- Records from a collection -
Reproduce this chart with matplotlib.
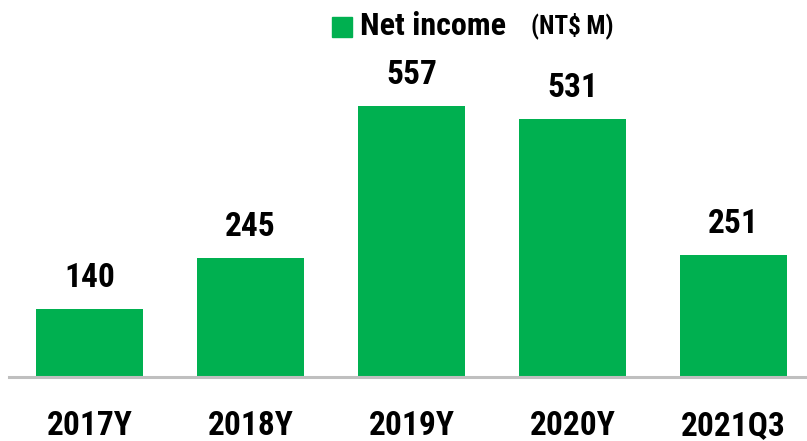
import matplotlib
matplotlib.use("Agg")
import matplotlib.pyplot as plt
from matplotlib.patches import Rectangle

categories = ["2017Y", "2018Y", "2019Y", "2020Y", "2021Q3"]
net_income = [140, 245, 557, 531, 251]
legend_label = "Net income"
unit_label = "(NT$ M)"

FONT = ["Liberation Sans Narrow", "Roboto Condensed", "Open Sans Condensed", "Liberation Sans", "DejaVu Sans"]
GREEN = "#00B050"

W, H = 807, 441
fig = plt.figure(figsize=(W / 100, H / 100), dpi=100)
ax_left, ax_right = 9, 807
ax_bottom_px = 377
ax = fig.add_axes([ax_left / W, (H - ax_bottom_px) / H, (ax_right - ax_left) / W, ax_bottom_px / H])

x = list(range(len(categories)))
ax.bar(x, net_income, width=0.665, color=GREEN, zorder=2)
ax.set_xlim(-0.5, -0.5 + (ax_right - ax_left) / 161)
ax.set_ylim(0, ax_bottom_px / 0.486)

for xi, v in zip(x, net_income):
    ax.annotate(str(v), (xi, v), xytext=(0, 11), textcoords="offset points",
                ha="center", va="bottom", fontsize=24, fontweight="bold",
                family=FONT, color="black")

for s in ["top", "right", "left"]:
    ax.spines[s].set_visible(False)
ax.spines["bottom"].set_color("#BFBFBF")
ax.spines["bottom"].set_linewidth(2.2)
ax.set_yticks([])
ax.set_xticks(x)
ax.set_xticklabels(categories, fontsize=24, fontweight="bold", family=FONT)
ax.tick_params(axis="x", length=0, pad=24)

# legend
fig.patches.append(Rectangle((332 / W, 1 - 37 / H), 20 / W, 20 / H,
                             transform=fig.transFigure, color=GREEN, figure=fig))
fig.text(360 / W, 1 - 26 / H, legend_label, fontsize=23, fontweight="bold",
         family=FONT, va="center", ha="left")
fig.text(531 / W, 1 - 26 / H, unit_label, fontsize=18, fontweight="bold",
         family=FONT, va="center", ha="left")

fig.savefig("out.png", dpi=100)
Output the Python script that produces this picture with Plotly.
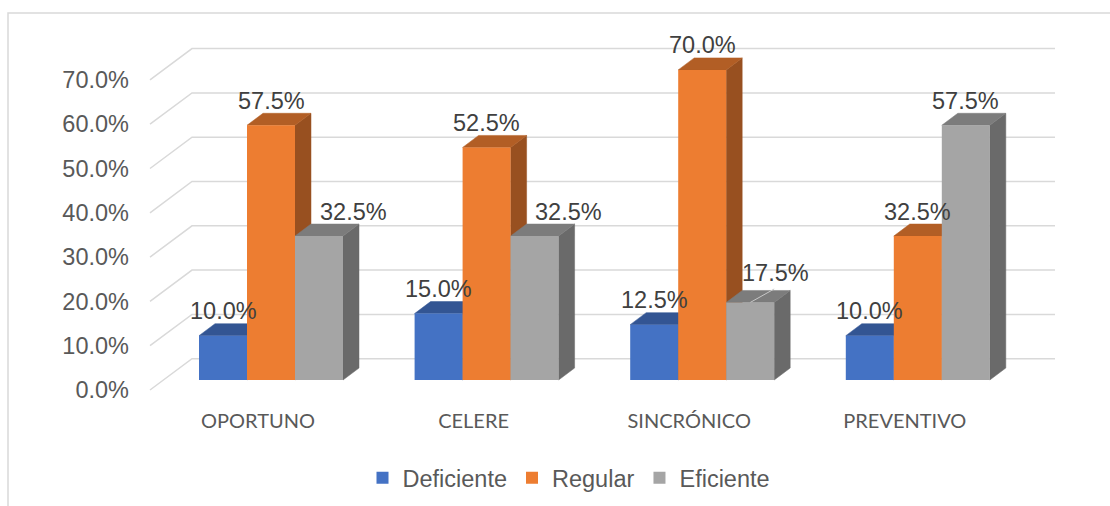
import plotly.graph_objects as go

categories = ["OPORTUNO", "CELERE", "SINCRÓNICO", "PREVENTIVO"]
deficiente = [10.0, 15.0, 12.5, 10.0]
regular = [57.5, 52.5, 70.0, 32.5]
eficiente = [32.5, 32.5, 17.5, 57.5]
y_ticks = [0, 10, 20, 30, 40, 50, 60, 70]

W, H = 1110, 506
ML, MR, MT, MB = 145, 50, 14, 115
GROUP_PX = 215.6       # pixels between category centres
VALUE_PX = 4.43        # pixels per percentage point
X0_PX = 271            # pixel of first category centre
Y0_PX = 380            # pixel of value 0 on the bar front plane
BAR_PX = 48

def ux(px):  # pixel length -> x units
    return px / GROUP_PX
def uy(px):  # pixel length -> value units
    return px / VALUE_PX

x_range = [(ML - X0_PX) / GROUP_PX, (W - MR - X0_PX) / GROUP_PX]
y_range = [(Y0_PX - (H - MB)) / VALUE_PX, (Y0_PX - MT) / VALUE_PX]

BAR_W = ux(BAR_PX)
DX, DY = ux(16), uy(12)
GRID = "#d9d9d9"
TXT = "#595959"
LBL = "#404040"
ARIAL = "Liberation Sans, Arial, sans-serif"

series = [
    ("Deficiente", deficiente, "#4472C4", "#335593", "#2C4A7E", -1),
    ("Regular", regular, "#ED7D31", "#B25E25", "#985020", 0),
    ("Eficiente", eficiente, "#A5A5A5", "#7C7C7C", "#6A6A6A", 1),
]

fig = go.Figure()

def poly(xs, ys, color):
    fig.add_trace(go.Scatter(
        x=xs + xs[:1], y=ys + ys[:1], mode="lines", fill="toself",
        fillcolor=color, line=dict(color=color, width=0.5),
        hoverinfo="skip", showlegend=False, cliponaxis=False,
    ))

# Perspective gridlines, derived from the tick values
front_x = (150 - X0_PX) / GROUP_PX
back_x = (192 - X0_PX) / GROUP_PX
right_x = (1055 - X0_PX) / GROUP_PX
for t in y_ticks:
    fig.add_trace(go.Scatter(
        x=[front_x, back_x, right_x],
        y=[t + uy(-10), t + uy(21.3), t + uy(21.3)],
        mode="lines", line=dict(color=GRID, width=1.5),
        hoverinfo="skip", showlegend=False, cliponaxis=False,
    ))

# Side and top faces, left to right so each bar hides the previous one's side
for i in range(len(categories)):
    for name, vals, front, top, side, pos in series:
        v = vals[i]
        xl = i + pos * BAR_W - BAR_W / 2
        xr = xl + BAR_W
        poly([xr, xr + DX, xr + DX, xr], [0, DY, v + DY, v], side)
        poly([xl, xr, xr + DX, xl + DX], [v, v, v + DY, v + DY], top)

# Leader line of the third category's Eficiente label
fig.add_trace(go.Scatter(
    x=[2 + BAR_W, 2 + BAR_W + ux(24)],
    y=[eficiente[2], eficiente[2] + uy(13.5)],
    mode="lines", line=dict(color="#c8c8c8", width=1),
    hoverinfo="skip", showlegend=False,
))

# Front faces
for name, vals, front, top, side, pos in series:
    fig.add_trace(go.Bar(
        x=list(range(len(categories))), y=vals, name=name,
        marker=dict(color=front, line=dict(width=0)),
        xaxis="x2", yaxis="y2", hoverinfo="skip",
    ))

# Data labels: (category, series) -> horizontal nudge in pixels
label_nudge = {(0, 1): 34, (1, 1): 34, (2, 1): 25}
label_lift = {(2, 1): 29.5}
annotations = []
for s, (name, vals, front, top, side, pos) in enumerate(series):
    for i, v in enumerate(vals):
        key = (i, pos)
        annotations.append(dict(
            x=i + pos * BAR_W, y=v, xref="x", yref="y",
            text=f"{v:.1f}%", showarrow=False,
            xshift=label_nudge.get(key, 0), yshift=label_lift.get(key, 24.5),
            font=dict(family=ARIAL, size=23.5, color=LBL),
            xanchor="center", yanchor="middle",
        ))

pw, ph = W - ML - MR, H - MT - MB
def paper_x(px):
    return (px - ML) / pw
def paper_y(py):
    return (H - MB - py) / ph

frame = dict(
    type="path", xref="paper", yref="paper",
    path=f"M {paper_x(8)} {paper_y(H)} L {paper_x(8)} {paper_y(13)} L {paper_x(W)} {paper_y(13)}",
    line=dict(color=GRID, width=1.5),
)

fig.update_layout(
    width=W, height=H,
    margin=dict(l=ML, r=MR, t=MT, b=MB, pad=0, autoexpand=False),
    paper_bgcolor="white", plot_bgcolor="rgba(0,0,0,0)",
    barmode="group", bargap=1 - 3 * BAR_W, bargroupgap=0,
    xaxis=dict(
        range=x_range, tickmode="array", tickvals=list(range(len(categories))),
        ticktext=categories, showgrid=False, zeroline=False, showline=False,
        ticks="", ticklabelstandoff=16, ticklabelshift=-13,
        tickfont=dict(family="Lato, sans-serif", size=20, color=TXT),
    ),
    yaxis=dict(
        range=y_range, tickmode="array", tickvals=y_ticks,
        ticktext=[f"{t:.1f}%" for t in y_ticks], showgrid=False,
        zeroline=False, showline=False, ticks="",
        ticklabelstandoff=15, ticklabelshift=10,
        tickfont=dict(family=ARIAL, size=23.5, color=TXT),
    ),
    xaxis2=dict(range=x_range, overlaying="x", visible=False),
    yaxis2=dict(range=y_range, overlaying="y", visible=False),
    legend=dict(
        orientation="h", xref="container", yref="container",
        x=569 / W, y=1 - 478 / H, xanchor="center", yanchor="middle",
        font=dict(family=ARIAL, size=23.5, color=TXT),
        itemwidth=30, bgcolor="rgba(0,0,0,0)",
    ),
    annotations=annotations,
    shapes=[frame],
)

fig.write_html("out.html", config={"displayModeBar": False},
               post_script="document.body.style.margin='0';")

- EXERCISE DESCRIPTION -
Copy each line above where the string "this" occurs.

- TASK SOLUTION -
Reproduce this chart with matplotlib.
Output the Python script that produces this picture with Plotly.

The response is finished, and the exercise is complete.